Landowners have different degrees of responsibility to different classifications of people who come onto their property. There are three main classifications of people that the law recognizes: invitees, licensees, and trespassers.
Invitees – An Invitee is a person who is invited onto property for business reasons, such as customers of a business and job applicants. Property owners owe the highest degree of care to invitees to make sure they are safe from dangers. What this means is that the property owner not only has a duty to repair and correct known dangers – he also has a duty to reasonably inspect for, discover, and correct unknown hazards in those areas of the premises that are not obviously or clearly labeled “off-limits.”
These legal principles simply mean that the property owner or storeowner has a duty to take reasonable actions to ensure that the environment is safe to patrons. Unfortunately there is no precise way to measure what is reasonable. The law defines “reasonable” as what a person of ordinary intelligence and judgment would do under the same circumstances. This standard is open to wide interpretation by a jury.
Example: A business owner is expected to make sure the stairwells in his or her commercial property are clean and safe. It is reasonable to expect that regular checks, maintenance and cleanup will be conducted. However, it is unreasonable to expect that a person will keep watch all day long to make sure nothing is spilled or broken.

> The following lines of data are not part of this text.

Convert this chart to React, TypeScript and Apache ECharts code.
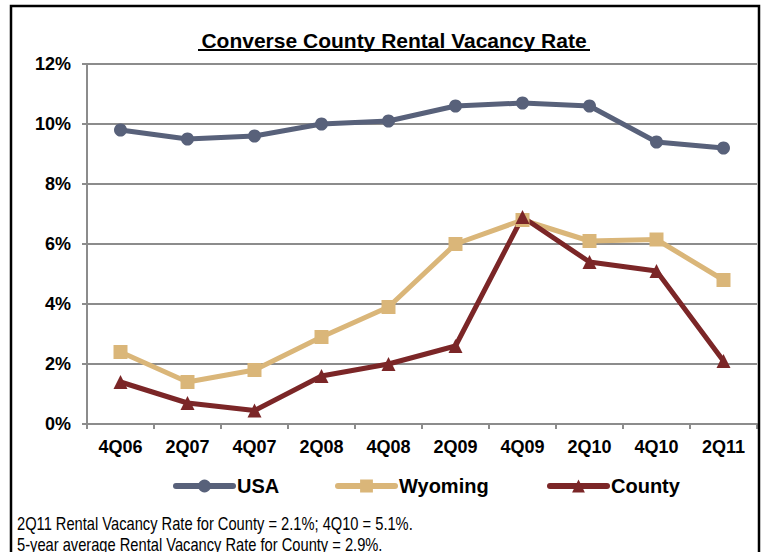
import React, { useEffect, useRef } from "react";
import * as echarts from "echarts";

const categories = ["4Q06", "2Q07", "4Q07", "2Q08", "4Q08", "2Q09", "4Q09", "2Q10", "4Q10", "2Q11"];
const usa = [9.8, 9.5, 9.6, 10.0, 10.1, 10.6, 10.7, 10.6, 9.4, 9.2];
const wyoming = [2.4, 1.4, 1.8, 2.9, 3.9, 6.0, 6.8, 6.1, 6.15, 4.8];
const county = [1.4, 0.7, 0.45, 1.6, 2.0, 2.6, 6.9, 5.4, 5.1, 2.1];
const yTicks = { min: 0, max: 12, interval: 2 };
const titleText = "Converse County Rental Vacancy Rate";
const noteLines = [
  "2Q11 Rental Vacancy Rate for County = 2.1%; 4Q10 = 5.1%.",
  "5-year average Rental Vacancy Rate for County = 2.9%.",
];

const FONT = "'Liberation Sans', Arial, sans-serif";
const C_USA = "#58617a";
const C_WY = "#dab679";
const C_CO = "#7b2627";
const GRID = "#8c8c8c";

export default function App() {
  const ref = useRef<HTMLDivElement>(null);
  useEffect(() => {
    const chart = echarts.init(ref.current!, null, { renderer: "svg" });
    const legendBase = {
      top: 476,
      padding: 0,
      itemWidth: 57,
      itemHeight: 16,
      itemGap: 4,
      lineStyle: { width: 6, cap: "round" },
      textStyle: { fontFamily: FONT, fontSize: 20, fontWeight: "bold", color: "#000", padding: [0, 0, 0, -1] },
    };
    chart.setOption({
      animation: false,
      backgroundColor: "#fff",
      grid: { left: 87, right: 7, top: 64, bottom: 128, containLabel: false },
      xAxis: {
        type: "category",
        data: categories,
        boundaryGap: true,
        axisLine: { lineStyle: { color: GRID, width: 2 } },
        axisTick: { show: true, length: 5, lineStyle: { color: GRID, width: 2 } },
        axisLabel: { margin: 14, fontFamily: FONT, fontSize: 18, fontWeight: "bold", color: "#000" },
      },
      yAxis: {
        type: "value",
        min: yTicks.min,
        max: yTicks.max,
        interval: yTicks.interval,
        axisLine: { show: true, lineStyle: { color: GRID, width: 2 } },
        axisTick: { show: true, length: 5, lineStyle: { color: GRID, width: 2 } },
        splitLine: { show: true, lineStyle: { color: GRID, width: 2 } },
        axisLabel: {
          margin: 16,
          formatter: "{value}%",
          fontFamily: FONT,
          fontSize: 18,
          fontWeight: "bold",
          color: "#000",
        },
      },
      legend: [
        { ...legendBase, left: 173, data: ["USA"] },
        { ...legendBase, left: 335, data: ["Wyoming"] },
        { ...legendBase, left: 547, data: ["County"] },
      ],
      series: [
        {
          name: "USA",
          type: "line",
          data: usa,
          symbol: "circle",
          symbolSize: 13,
          lineStyle: { color: C_USA, width: 5 },
          itemStyle: { color: C_USA },
        },
        {
          name: "Wyoming",
          type: "line",
          data: wyoming,
          symbol: "rect",
          symbolSize: 14,
          lineStyle: { color: C_WY, width: 5 },
          itemStyle: { color: C_WY },
        },
        {
          name: "County",
          type: "line",
          data: county,
          symbol: "triangle",
          symbolSize: 14,
          lineStyle: { color: C_CO, width: 5 },
          itemStyle: { color: C_CO },
        },
      ],
      graphic: [
        {
          type: "rect",
          shape: { x: 11, y: 6, width: 748, height: 600 },
          style: { fill: "none", stroke: "#000", lineWidth: 2.5 },
          silent: true,
          z: 100,
        },
        {
          type: "text",
          x: 394,
          y: 40,
          style: {
            text: titleText,
            fontFamily: FONT,
            fontSize: 21,
            fontWeight: "bold",
            fill: "#000",
            textAlign: "center",
            textVerticalAlign: "middle",
          },
        },
        {
          type: "line",
          shape: { x1: 198, y1: 50, x2: 590, y2: 50 },
          style: { stroke: "#000", lineWidth: 2 },
        },
        {
          type: "text",
          x: 17,
          y: 523,
          scaleX: 0.816,
          style: {
            text: noteLines[0],
            fontFamily: FONT,
            fontSize: 18,
            fill: "#000",
            textAlign: "left",
            textVerticalAlign: "middle",
          },
        },
        {
          type: "text",
          x: 17,
          y: 544,
          scaleX: 0.816,
          style: {
            text: noteLines[1],
            fontFamily: FONT,
            fontSize: 18,
            fill: "#000",
            textAlign: "left",
            textVerticalAlign: "middle",
          },
        },
      ],
    });
    return () => chart.dispose();
  }, []);
  return (
    <div
      ref={ref}
      style={{ position: "absolute", left: 0, top: 0, width: 764, height: 552 }}
    />
  );
}
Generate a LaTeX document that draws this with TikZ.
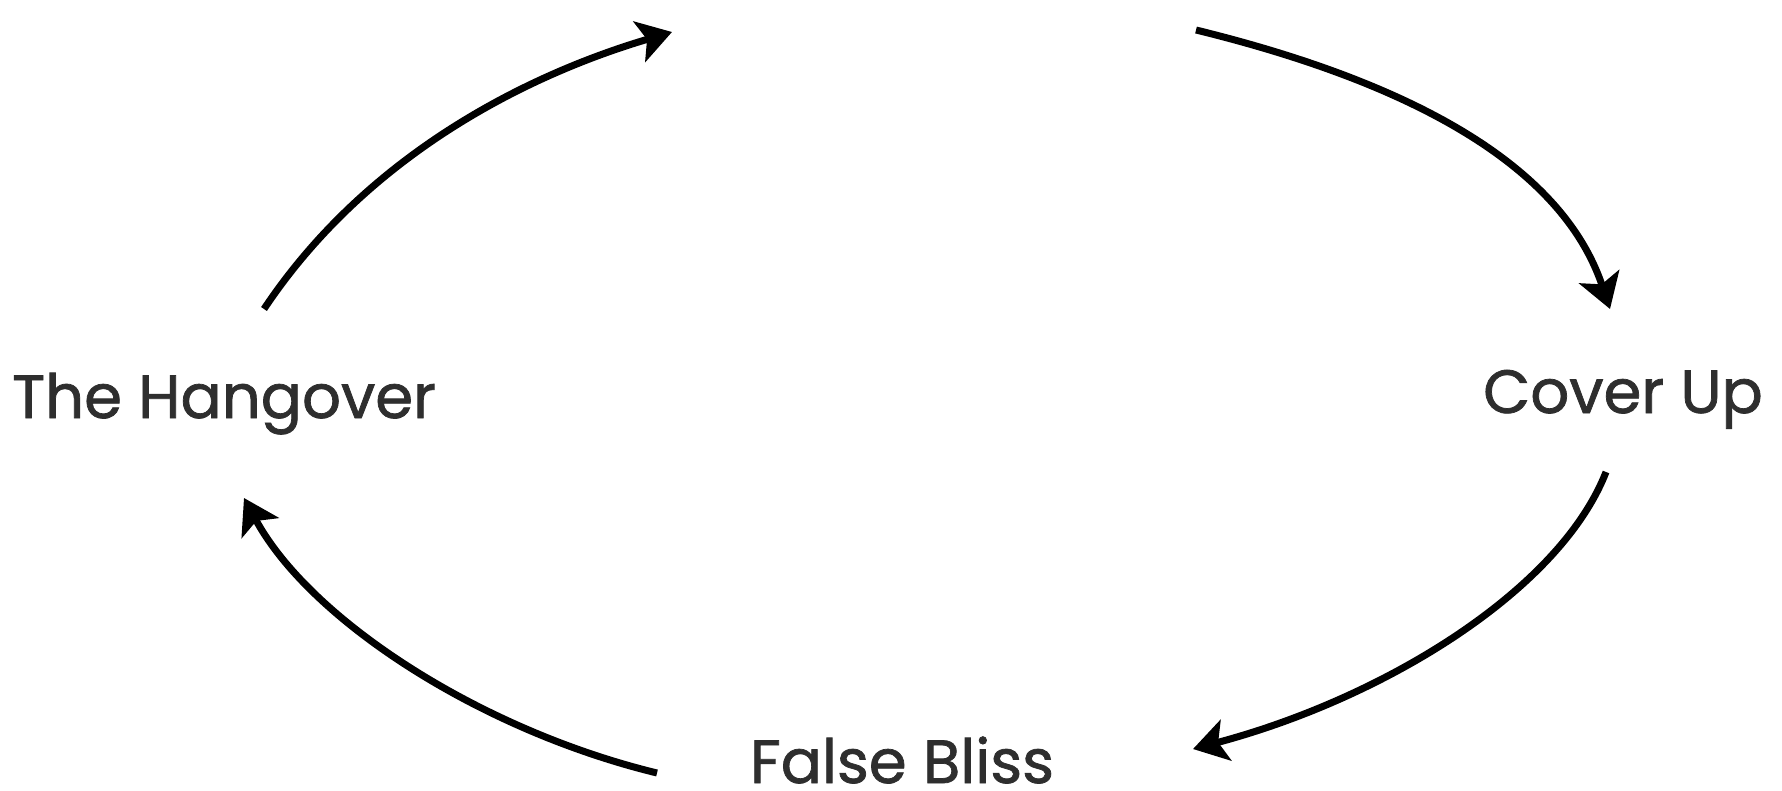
\documentclass[tikz,border=0pt]{standalone}
\usepackage{fontspec}
\setmainfont{Poppins}[FakeBold=1.2]
\usetikzlibrary{arrows.meta}
\definecolor{txt}{HTML}{2E2E2E}
\begin{document}
\begin{tikzpicture}[x=0.5pt,y=-0.5pt,
  lbl/.style={font=\fontsize{30.5}{34}\selectfont, text=txt, inner sep=0pt, anchor=base},
  cyc/.style={line width=3.5pt, -{Stealth[length=17pt,width=21pt,inset=4pt]}}]
\useasboundingbox (0,0) rectangle (1782,791);
\fill[white] (0,0) rectangle (1782,791);
\node[lbl] (hang) at (224,418) {The Hangover};
\node[lbl] (cover) at (1623,413) {Cover Up};
\node[lbl] (bliss) at (902,783) {False Bliss};
\coordinate (a1s) at (264,309);
\coordinate (top1) at (672,32);
\coordinate (top2) at (1196,30);
\coordinate (a2e) at (1610,309);
\coordinate (a3s) at (1606,472);
\coordinate (a3e) at (1193,749);
\coordinate (a4s) at (657,773);
\coordinate (a4e) at (244,498);
\draw[cyc] (a1s) .. controls (364,159) and (520,77) .. (top1);
\draw[cyc] (top2) .. controls (1400,80) and (1560,160) .. (a2e);
\draw[cyc] (a3s) .. controls (1560,590) and (1385,698) .. (a3e);
\draw[cyc] (a4s) .. controls (480,730) and (310,620) .. (a4e);
\end{tikzpicture}
\end{document}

Licensees – A Licensee is a social guest, allowed on the property for social purposes. Property owners are required to ensure that conditions are safe for licensees, though the degree of care is lower to licensees than to invitees. Unlike the case with invitees, where the property owner has a duty to inspect for and discover unknown dangers, where licensees are involved the property owner is only required to take reasonable care to protect them from any hazardous risks the property holder knows about.
Trespassers – A Tresspasser is someone who is not authorized to be on a given piece of property. Landowners are not obligated to protect trespassers who intrude on their land without permission. The landowner’s responsibility in this case is called “zero duty,” though they cannot willfully injure trespassers.
Trespassing children – A different rule applies where trespassing children are involved. In the case of children who wander onto a property without authorization, landlords do have a duty to ensure that their property is safe. The logic behind this exemption is that children are sometimes naïve to dangers on property, and could in fact be lured to investigate dangerous conditions such as an abandoned well, a swimming pool, or heavy machinery. These potential hazards are referred to as “attractive nuisances.”